Assuming that $x:\Bbb{R}^{+}\to\Bbb{R}^n$ be differentiable. I want to prove that
\begin{align}f:\Bbb{R}^{+}\to\Bbb{R}\end{align} \begin{align}t\mapsto f(t)=\Vert x(t)\Vert^2\end{align} is differentiable and then, compute \begin{align}\frac{d}{dt}\Vert x(t)\Vert^2\end{align} where $\Vert x\Vert$ is the Euclidean.
MY WORK
I know that the answer is: \begin{align}\frac{d}{dt}\Vert x(t)\Vert^2=2\dot{x}\cdot x\end{align} but I want to prove it. Nevertheless, I am thinking of using composition of functions and then use bilinearity. So, I have
\begin{align}k:\Bbb{R}^{+}\to\Bbb{R}^n\backslash {0}\times \Bbb{R} \end{align} \begin{align}t\mapsto (x(t),\langle x(t),x(t)\rangle)\end{align} and \begin{align}g:\Bbb{R}^n\backslash {0}\times \Bbb{R}\to \Bbb{R} \end{align} \begin{align}(x(t),\langle x(t),x(t)\rangle)\mapsto \Vert x(t)\Vert^2\end{align} Then, $f=g\circ k$ so that \begin{align}f'(x)(k)=g'\left(h(x))(h'(x)k\right)\end{align} \begin{align}=g'\left((x(t),\langle x(t),x(t)\rangle))(x'(t),2\Vert x(t)\Vert^2 x'(t)\right)\end{align} \begin{align}=g\left((x(t),2 \langle x(t),x(t)\rangle x'(t)))+g(x'(t),\langle x(t),x(t)\rangle\right)\end{align} Even with this approach of mine, I'm not seeing a way-through! Any help please?

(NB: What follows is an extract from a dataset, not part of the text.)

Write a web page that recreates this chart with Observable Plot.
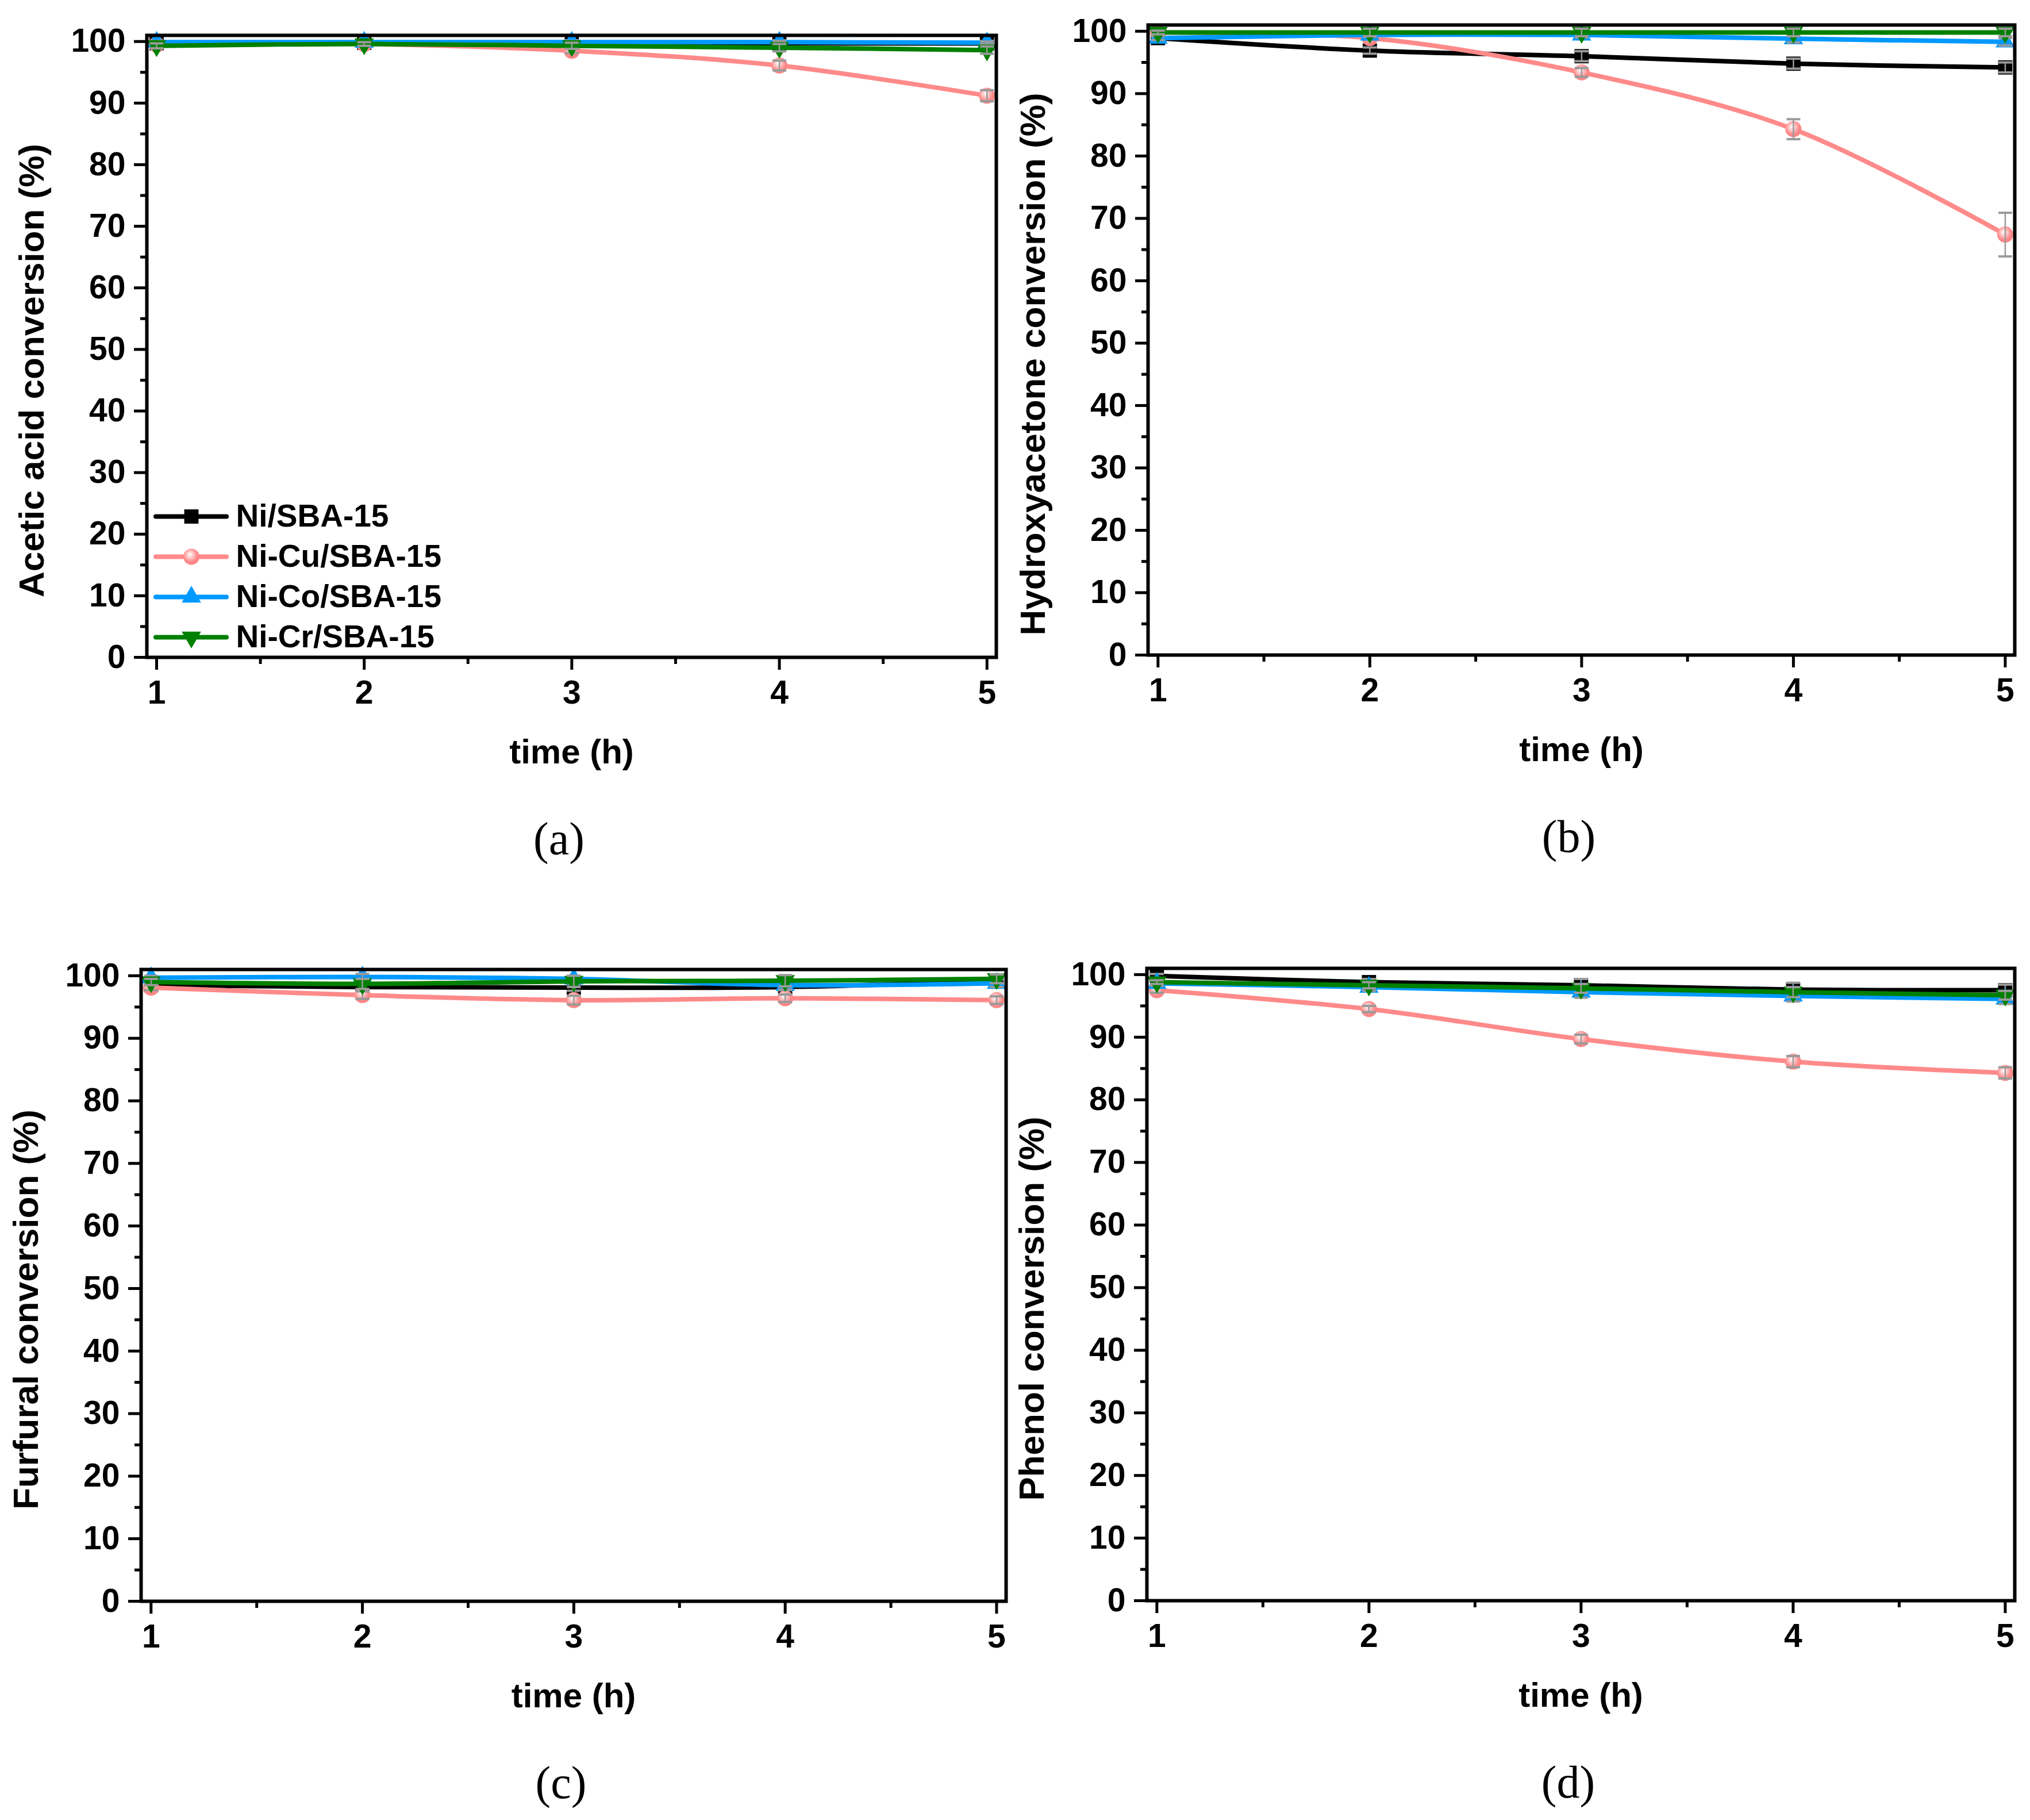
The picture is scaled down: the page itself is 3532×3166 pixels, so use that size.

I don’t understand why you use a complex map like $k$.
You can write $f=f_2\circ f_1$, where $f_1(t)=x(t)$ and $f_2: x \mapsto \Vert x \Vert^2 =\langle x,x \rangle$.
The Fréchet derivative of $f_2$ at $x$ is $f_2^\prime(x).u = 2 \langle x,u\rangle$ as $$\langle x+u,x+u\rangle = \langle x ,x \rangle+2\langle x,u\rangle +\langle u ,u \rangle$$
and $\lim\limits_{u \to 0} \dfrac{\langle u, u \rangle}{\Vert u \Vert}=0$.
Then applying the chain rule you get the result $f^\prime(t)= 2\langle x(t),x^\prime(t)\rangle$.